II
Андрею почему-то запомнилось, какая холодная сталь у щита. С него пот катил градом, и в этой прожарке боя такая прохлада казалась чем-то неестественным.
Вот, наконец, и Сафронов добрался до них, ухватившись за щиток с другого края. Только помочь он уже не успел. Длинная пулеметная очередь прошла левее и, вернувшись, как маятник, стала хлестать по станине и обратной стороне щита. Командира — смуглого кавказца — и его напарника убило сразу.
Они вчетвером, находившиеся за прикрытием стальной брони, почти одновременно упали на грунтовую дорогу. Андрей тут же, несколько раз обернувшись вокруг своей оси, скатился в канаву. Он слышал, как пули взрезают, выковыривают кусками плотное, утрамбованное грунтовое полотно. Они настигали и тех, кто пытался укрыться за колесами «сорокапятки», вырывали из них куски мяса, дробили кости.
Аникин выглянул на дорогу. Одному из лежавших за колесом снесло половину черепа. Второй доходил в агонии с разорванным животом и оторванной левой кистью. Какая-то из этих пуль наверняка предназначалась и Сафронову. Он умудрился упасть позади артиллеристов. Вышло так, что они стали для него естественным заслоном.
Он стучал по земле рукой, скреб ее пальцами, корчась от боли. Вторая рука, прижимавшаяся к боку, вдруг окрасилась красным. Похоже, что свою пулю Сафронов все-таки получил. Он не мог передвигаться самостоятельно.
Раздумывать было некогда. Быстро-быстро работая локтями и подошвами сапог, Андрей подполз к Сафронову. Ему показалось, что грунт вокруг него начинает закипать. Никак этот гад-пулеметчик не хотел утихомириваться.

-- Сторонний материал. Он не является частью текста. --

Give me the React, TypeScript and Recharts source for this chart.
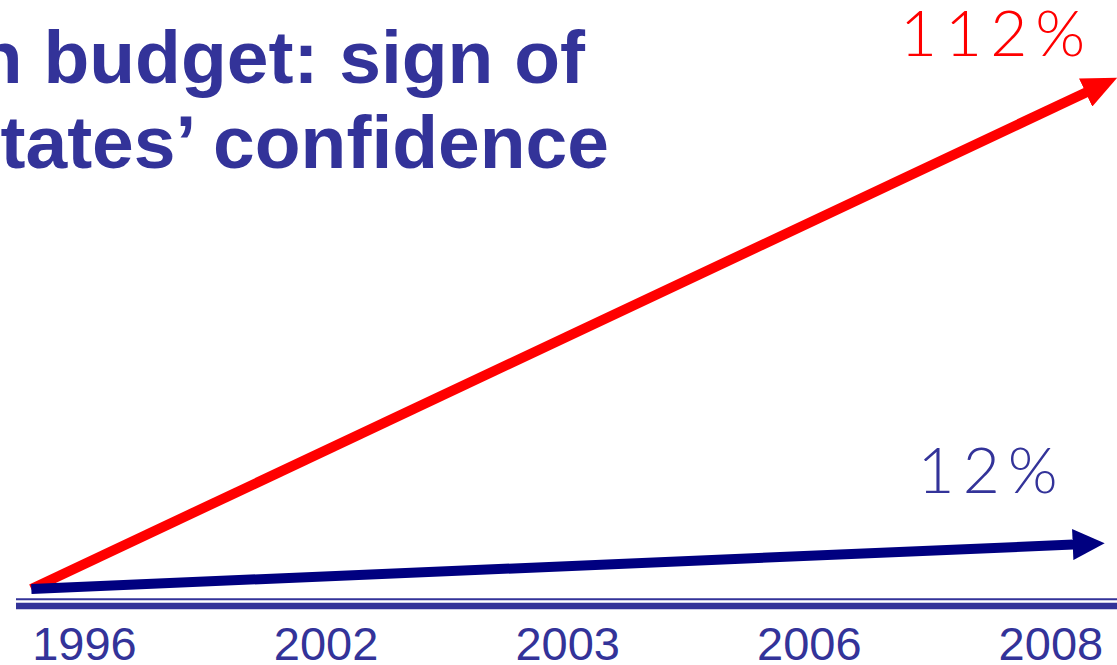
import { LineChart, Line, XAxis, YAxis, ReferenceLine, LabelList } from "recharts";

// axis categories (equally spaced)
const years = ["1996", "2002", "2003", "2006", "2008"];
const yearTicks = [0, 1, 2, 3, 4];

// arrow series: position on the year index scale, growth in %
const arrowX = [-0.22, 4.2];
const redGrowth = [0, 112];
const navyX = [-0.22, 4.14];
const navyGrowth = [0, 10];
const redLabel = "112%";
const navyLabel = "12%";

const redData = arrowX.map((x, i) => ({ x, v: redGrowth[i] }));
const navyData = navyX.map((x, i) => ({ x, v: navyGrowth[i] }));

const BLUE = "#333399";
const NAVY = "#000080";
const RED = "#FF0000";

const EndLabel = (text: string, color: string, dx: number, dy: number, last: number) =>
  (props: any) => {
    if (props.index !== last) return null;
    return (
      <text
        x={props.x + dx}
        y={props.y + dy}
        textAnchor="end"
        fill={color}
        fontFamily="Lato, 'Open Sans', sans-serif"
        fontWeight={300}
        fontSize={64}
        letterSpacing={8}
      >
        {text}
      </text>
    );
  };

export default function App() {
  return (
    <div style={{ position: "absolute", left: 0, top: 0, width: 1117, height: 665, background: "#fff" }}>
      <svg width={0} height={0} style={{ position: "absolute" }}>
        <defs>
          <marker id="headRed" markerUnits="userSpaceOnUse" viewBox="0 0 35 31" markerWidth={35} markerHeight={31} refX={15} refY={15.5} orient="auto">
            <path d="M0,0 L35,15.5 L0,31 z" fill={RED} />
          </marker>
          <marker id="headNavy" markerUnits="userSpaceOnUse" viewBox="0 0 32 31" markerWidth={32} markerHeight={31} refX={12} refY={15.5} orient="auto">
            <path d="M0,0 L32,15.5 L0,31 z" fill={NAVY} />
          </marker>
        </defs>
      </svg>
      <LineChart width={1117} height={665} margin={{ top: 0, right: 0, left: 16, bottom: 0 }}>
        <XAxis
          type="number"
          dataKey="x"
          domain={[-0.2835, 4.2736]}
          allowDataOverflow
          ticks={yearTicks}
          interval={0}
          tickFormatter={(v: number) => years[v]}
          height={59}
          tickSize={0}
          tickMargin={21}
          tickLine={false}
          axisLine={{ stroke: BLUE, strokeWidth: 6.5 }}
          tick={{ fill: BLUE, fontSize: 47, fontFamily: "'Liberation Sans', Arial, sans-serif" }}
        />
        <YAxis type="number" hide domain={[-3.8, 131.2]} allowDataOverflow />
        <ReferenceLine y={-2.3} stroke={BLUE} strokeWidth={2} />
        <Line
          data={redData}
          dataKey="v"
          stroke={RED}
          strokeWidth={10}
          dot={false}
          activeDot={false}
          markerEnd="url(#headRed)"
          isAnimationActive={false}
        >
          <LabelList dataKey="v" content={EndLabel(redLabel, RED, -6, -30, redData.length - 1)} />
        </Line>
        <Line
          data={navyData}
          dataKey="v"
          stroke={NAVY}
          strokeWidth={10}
          dot={false}
          activeDot={false}
          markerEnd="url(#headNavy)"
          isAnimationActive={false}
        >
          <LabelList dataKey="v" content={EndLabel(navyLabel, BLUE, -19, -51, navyData.length - 1)} />
        </Line>
      </LineChart>
      <svg width={1117} height={665} style={{ position: "absolute", left: 0, top: 0, pointerEvents: "none" }}>
        <g fill={BLUE} fontFamily="'Liberation Sans', Arial, sans-serif" fontWeight="bold" fontSize={75}>
          <text x={585} y={83} textAnchor="end">n budget: sign of</text>
          <text x={609} y={168} textAnchor="end">tates’ confidence</text>
        </g>
      </svg>
    </div>
  );
}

— Больно, больно… — почти в беспамятстве бормотал Сафронов.
Одной рукой Андрей подхватил его винтовку. Выбрасывая ее вперед на манер упора, он начал постепенно подтаскивать Сафронова к обочине. Тот оказался неожиданно тяжелым. А на вид — кожа да кости.
— Где это ты так успел отъесться, а, Сафронов? — напрягаясь изо всех сил, прохрипел Андрей.

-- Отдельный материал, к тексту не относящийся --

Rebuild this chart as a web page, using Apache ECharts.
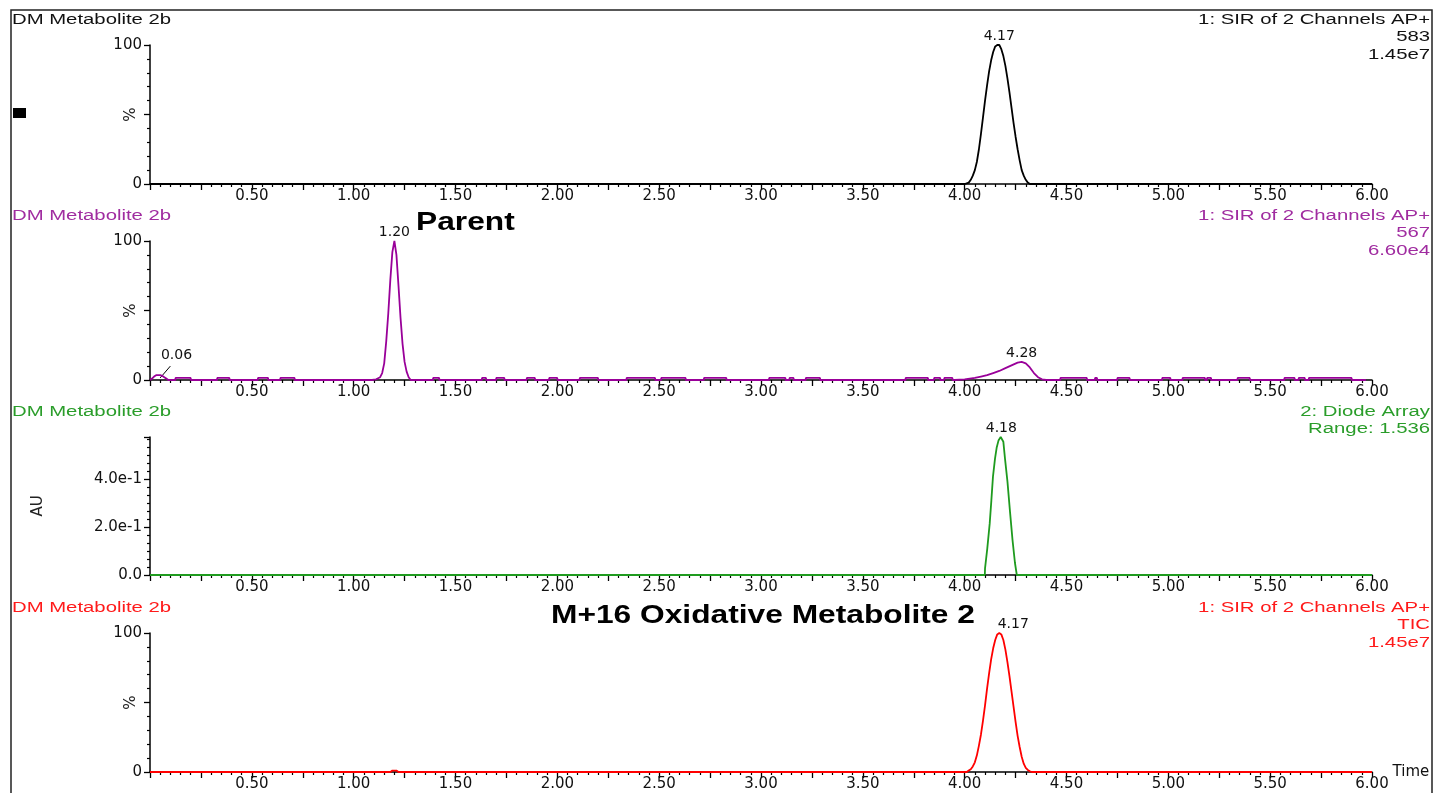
<!DOCTYPE html>
<html>
<head>
<meta charset="utf-8">
<script src="https://cdn.jsdelivr.net/npm/echarts@6/dist/echarts.min.js"></script>
<style>
  html, body { margin: 0; padding: 0; background: #fff; }
  #chart { width: 1437px; height: 793px; }
</style>
</head>
<body>
<div id="chart"></div>
<script>
// ---------------- DATA ----------------
// Panel 1: SIR 583 (black)
const blackTime = [0, 4.00, 4.01, 4.02, 4.03, 4.04, 4.05, 4.06, 4.07, 4.08, 4.09, 4.10, 4.11, 4.12, 4.13, 4.14, 4.15, 4.16, 4.17, 4.18, 4.19, 4.20, 4.21, 4.22, 4.23, 4.24, 4.25, 4.26, 4.27, 4.28, 4.29, 4.30, 4.31, 4.32, 4.33, 6.00];
const blackPct  = [0, 0, 0.5, 1, 3, 6, 10, 16, 25, 36, 48, 60, 71, 81, 89, 95, 99, 100, 100, 97, 92, 85, 76, 66, 55, 44, 34, 25, 17, 10, 6, 3, 1, 0, 0, 0];

// Panel 2: SIR 567 (purple)
const purpleTime = [0, 0.01, 0.02, 0.03, 0.04, 0.05, 0.06, 0.07, 0.08, 0.09,
  1.09, 1.11, 1.13, 1.14, 1.15, 1.16, 1.17, 1.18, 1.19, 1.20, 1.21, 1.22, 1.23, 1.24, 1.25, 1.26, 1.27, 1.28,
  3.95, 4.00, 4.05, 4.08, 4.11, 4.14, 4.17, 4.20, 4.23, 4.26, 4.28, 4.30, 4.32, 4.34, 4.36, 4.38, 4.40, 5.97];
const purplePct = [0, 1, 2.5, 3.5, 3.5, 3.5, 3, 2, 1, 0,
  0, 0.5, 2, 5, 12, 28, 48, 72, 92, 100, 90, 68, 45, 26, 13, 6, 2, 0,
  0, 0.5, 1.5, 2.5, 3.5, 5, 6.5, 8.5, 10.5, 12.5, 13, 12, 9, 5, 2, 0.5, 0, 0];
// baseline noise blips of the purple trace: [start, end] in minutes, with their height in %
const purpleNoiseStart = [0.125, 0.33, 0.53, 0.64, 1.39, 1.63, 1.70, 1.85, 1.96, 2.11, 2.34, 2.51, 2.72, 3.04, 3.14, 3.22, 3.71, 3.85, 3.90, 4.47, 4.64, 4.75, 4.97, 5.07, 5.19, 5.34, 5.57, 5.64, 5.69];
const purpleNoiseEnd   = [0.20, 0.39, 0.58, 0.71, 1.42, 1.65, 1.74, 1.89, 2.00, 2.20, 2.48, 2.63, 2.83, 3.12, 3.16, 3.29, 3.82, 3.88, 3.94, 4.60, 4.65, 4.81, 5.01, 5.18, 5.21, 5.40, 5.62, 5.67, 5.90];
const purpleNoiseHeight = 1.5;

// Panel 3: Diode array (green), AU
const greenTime = [0, 4.099, 4.100, 4.111, 4.123, 4.131, 4.139, 4.149, 4.157, 4.166, 4.177, 4.190, 4.198, 4.210, 4.223, 4.235, 4.247, 4.256, 6.00];
const greenAU   = [0, 0, 0.028, 0.11, 0.215, 0.31, 0.41, 0.485, 0.53, 0.56, 0.575, 0.555, 0.485, 0.39, 0.26, 0.145, 0.05, 0, 0];

// Panel 4: TIC (red)
const redTime = [0, 1.18, 1.19, 1.21, 1.22, 4.01, 4.02, 4.03, 4.04, 4.05, 4.06, 4.07, 4.08, 4.09, 4.10, 4.11, 4.12, 4.13, 4.14, 4.15, 4.16, 4.17, 4.18, 4.19, 4.20, 4.21, 4.22, 4.23, 4.24, 4.25, 4.26, 4.27, 4.28, 4.29, 4.30, 4.31, 4.32, 4.33, 4.34, 4.35, 6.00];
const redPct  = [0, 0, 1, 1, 0, 0, 1, 2, 4, 7, 12, 19, 27, 37, 48, 60, 71, 81, 89, 95, 99, 100, 99, 95, 88, 79, 69, 58, 47, 36, 26, 18, 11, 6, 3, 1.5, 0.5, 0, 0, 0, 0];

// Peak annotations
const peakLabelTime1 = [4.17], peakLabelVal1 = [100], peakLabelText1 = ['4.17'];
const peakLabelTime2 = [1.20, 4.28], peakLabelVal2 = [100, 13], peakLabelText2 = ['1.20', '4.28'];
const smallPeakText = '0.06';
const peakLabelTime3 = [4.18], peakLabelVal3 = [0.575], peakLabelText3 = ['4.18'];
const peakLabelTime4 = [4.17], peakLabelVal4 = [100], peakLabelText4 = ['4.17'];

// Texts
const sampleName = 'DM Metabolite 2b';
const panelInfo = [
  ['1: SIR of 2 Channels AP+', '583', '1.45e7'],
  ['1: SIR of 2 Channels AP+', '567', '6.60e4'],
  ['2: Diode Array', 'Range: 1.536'],
  ['1: SIR of 2 Channels AP+', 'TIC', '1.45e7']
];
const calloutParent = 'Parent';
const calloutMetabolite = 'M+16 Oxidative Metabolite 2';
const xAxisName = 'Time';
const pctAxisName = '%';
const auAxisName = 'AU';

// ---------------- BUILD ----------------
const zip = (a, b) => a.map((v, i) => [v, b[i]]);
const purpleData = zip(purpleTime, purplePct);
purpleNoiseStart.forEach((s, i) => {
  const e = purpleNoiseEnd[i];
  purpleData.push([s, 0], [s, purpleNoiseHeight], [e, purpleNoiseHeight], [e, 0]);
});
purpleData.sort((p, q) => p[0] - q[0]);

const COLORS = ['#000000', '#990099', '#1f9b1f', '#ff0000'];
const TEXT_COLORS = ['#111111', '#a02ca0', '#2a9d2a', '#ff1a1a'];
const gridTops = [45, 241, 437, 633];
const gridHeights = [139, 139, 138, 139];

const AXIS_FONT = 'DejaVu Sans';
const TXT_FONT = 'Liberation Sans';

function xAxisFor(i) {
  return {
    type: 'value', gridIndex: i, min: 0, max: 6, interval: 0.25,
    name: i === 3 ? xAxisName : '',
    nameLocation: 'end', nameGap: 11,
    nameTextStyle: { fontFamily: AXIS_FONT, fontSize: 15, color: '#111', verticalAlign: 'middle' },
    axisLine: { lineStyle: { color: '#000', width: 1.5 } },
    axisTick: { length: 6, lineStyle: { color: '#000', width: 1.3 } },
    minorTick: { show: true, splitNumber: 5, length: 3, lineStyle: { color: '#000', width: 1.2 } },
    splitLine: { show: false },
    minorSplitLine: { show: false },
    axisLabel: {
      margin: 5, fontFamily: AXIS_FONT, fontSize: 15, color: '#111',
      formatter: v => (v > 0 && Math.abs(v * 2 - Math.round(v * 2)) < 1e-6) ? v.toFixed(2) : ''
    }
  };
}
function yPctAxis(i) {
  return {
    type: 'value', gridIndex: i, min: 0, max: 100, interval: 50,
    name: pctAxisName, nameLocation: 'middle', nameGap: 11, nameMoveOverlap: false,
    nameTextStyle: { fontFamily: AXIS_FONT, fontSize: 15, color: '#222' },
    axisLine: { show: true, lineStyle: { color: '#000', width: 1.5 } },
    axisTick: { show: true, length: 6, lineStyle: { color: '#000', width: 1.3 } },
    minorTick: { show: true, splitNumber: 5, length: 3, lineStyle: { color: '#000', width: 1.2 } },
    splitLine: { show: false },
    axisLabel: {
      margin: 8, fontFamily: AXIS_FONT, fontSize: 15, color: '#111',
      formatter: v => (v === 50 ? '' : String(v))
    }
  };
}
function yAuAxis(i) {
  return {
    type: 'value', gridIndex: i, min: 0, max: 0.575, interval: 0.2,
    name: auAxisName, nameLocation: 'middle', nameGap: 104,
    nameTextStyle: { fontFamily: AXIS_FONT, fontSize: 15, color: '#222' },
    axisLine: { show: true, lineStyle: { color: '#000', width: 1.5 } },
    axisTick: { show: true, length: 6, lineStyle: { color: '#000', width: 1.3 } },
    minorTick: { show: true, splitNumber: 6, length: 3, lineStyle: { color: '#000', width: 1.2 } },
    splitLine: { show: false },
    axisLabel: {
      margin: 8, fontFamily: AXIS_FONT, fontSize: 15, color: '#111', showMaxLabel: false,
      formatter: v => (v === 0 ? '0.0' : (Math.abs(v - 0.2) < 1e-6 || Math.abs(v - 0.4) < 1e-6) ? v.toExponential(1) : '')
    }
  };
}

function peakMarks(times, vals, texts, extra) {
  return {
    symbol: 'circle', symbolSize: 0, silent: true,
    label: { show: true, position: 'top', distance: 2, fontFamily: AXIS_FONT, fontSize: 14, color: '#111', formatter: p => p.name },
    data: times.map((t, k) => Object.assign({ coord: [t, vals[k]], name: texts[k] }, (extra && extra[k]) || {}))
  };
}

const LW = 1.8;
const series = [
  {
    type: 'line', xAxisIndex: 0, yAxisIndex: 0, data: zip(blackTime, blackPct),
    showSymbol: false, lineStyle: { color: COLORS[0], width: LW }, z: 5, animation: false,
    markPoint: peakMarks(peakLabelTime1, peakLabelVal1, peakLabelText1)
  },
  {
    type: 'line', xAxisIndex: 1, yAxisIndex: 1, data: purpleData,
    showSymbol: false, lineStyle: { color: COLORS[1], width: LW }, z: 5, animation: false,
    markPoint: {
      symbol: 'circle', symbolSize: 0, silent: true,
      label: { show: true, position: 'top', distance: 2, fontFamily: AXIS_FONT, fontSize: 14, color: '#111', formatter: p => p.name },
      data: peakLabelTime2.map((t, k) => ({ coord: [t, peakLabelVal2[k]], name: peakLabelText2[k] }))
        .concat([{ coord: [0.13, 11], name: smallPeakText }])
    },
    markLine: {
      silent: true, symbol: ['none', 'none'], animation: false,
      lineStyle: { color: '#000', width: 1, type: 'solid' },
      label: { show: false },
      data: [[{ coord: [0.05, 1.5] }, { coord: [0.10, 10] }]]
    }
  },
  {
    type: 'line', xAxisIndex: 2, yAxisIndex: 2, data: zip(greenTime, greenAU),
    showSymbol: false, lineStyle: { color: COLORS[2], width: LW }, z: 5, animation: false,
    markPoint: peakMarks(peakLabelTime3, peakLabelVal3, peakLabelText3)
  },
  {
    type: 'line', xAxisIndex: 3, yAxisIndex: 3, data: zip(redTime, redPct),
    showSymbol: false, lineStyle: { color: COLORS[3], width: LW }, z: 5, animation: false,
    markPoint: peakMarks(peakLabelTime4, peakLabelVal4, peakLabelText4, [{ label: { offset: [14, 0] } }])
  }
];

// Graphic texts (panel headers, right-hand info, callouts, frame)
const graphics = [];
const panelTitleY = [20, 216, 412, 608];
panelTitleY.forEach((y, i) => {
  graphics.push({
    type: 'text', x: 12, y: y, scaleX: 1.45, z: 10,
    style: { text: sampleName, x: 0, y: 0, align: 'left', verticalAlign: 'middle',
      fontFamily: TXT_FONT, fontSize: 14, fill: TEXT_COLORS[i] }
  });
  panelInfo[i].forEach((line, k) => {
    graphics.push({
      type: 'text', x: 1430, y: y + k * 17.5, scaleX: 1.45, z: 10,
      style: { text: line, x: 0, y: 0, align: 'right', verticalAlign: 'middle',
        fontFamily: TXT_FONT, fontSize: 14, fill: TEXT_COLORS[i] }
    });
  });
});
graphics.push({
  type: 'text', x: 416, y: 223, scaleX: 1.22, z: 10,
  style: { text: calloutParent, x: 0, y: 0, align: 'left', verticalAlign: 'middle',
    fontFamily: TXT_FONT, fontSize: 26, fontWeight: 'bold', fill: '#000' }
});
graphics.push({
  type: 'text', x: 551, y: 616, scaleX: 1.22, z: 10,
  style: { text: calloutMetabolite, x: 0, y: 0, align: 'left', verticalAlign: 'middle',
    fontFamily: TXT_FONT, fontSize: 26, fontWeight: 'bold', fill: '#000' }
});
// small black marker square
graphics.push({ type: 'rect', z: 10, shape: { x: 13, y: 108, width: 13, height: 10 }, style: { fill: '#000' } });
// frame
graphics.push({ type: 'polyline', z: 10, shape: { points: [[11, 793], [11, 10], [1432, 10], [1432, 793]] },
  style: { stroke: '#222', lineWidth: 1.5, fill: null } });

const option = {
  animation: false,
  backgroundColor: '#ffffff',
  grid: gridTops.map((t, i) => ({ left: 150, right: 65, top: t, height: gridHeights[i], containLabel: false })),
  xAxis: [0, 1, 2, 3].map(xAxisFor),
  yAxis: [yPctAxis(0), yPctAxis(1), yAuAxis(2), yPctAxis(3)],
  series: series,
  graphic: graphics
};

const chart = echarts.init(document.getElementById('chart'), null, { renderer: 'canvas' });
chart.setOption(option);
</script>
</body>
</html>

Тот в ответ только бормотал одно и то же:
— Больно, очень больно…
Они еле-еле добрались до кювета. Андрей несколько секунд переводил дух, отирая пот со лба. Пуля пробила бок Сафронова навылет, левее желудка. Наверняка у него были перебиты ребра. Возможно, задело и внутренние органы. Лицо Сафронова как-то нехорошо посерело. Он стал водить глазами из стороны в сторону.
— Держись, держись, браток…
Он приложил к побледневшим губам солдата свою флягу. В ней еще осталось несколько глотков живительной жидкости — чистого медицинского спирта. Драгоценный подарок Зины, перед прощанием.
— Отпей, отпей…
Сафронов послушно отпил и, сморщившись, отдернул голову. Но спирт действительно возымел на раненого живительное действие. На лицо вернулся румянец, и он задышал спокойнее, ровнее.
Расстегнув шинель Сафронова и осмотрев рану, он наскоро вырвал снизу нательной рубахи кусок материи и, разорвав его надвое, смочил спиртом из фляги.
— Теперь чуть пожжет… Терпи, казак…
Смоченными кусками он законопатил входное и выходное, залитые кровью, отверстия. Сафронов судорожно выгнулся в корче и закричал. Руки его попытались схватить Аникина за лицо, но тот перехватил его кисть и мертвой хваткой прижал к земле. Противоборствующее напряжение Сафронова вдруг ослабло, и он впал в забытье. Похоже, ему стало поначалу плохо от болевого шока. Его-то и снял вовремя подоспевший спирт.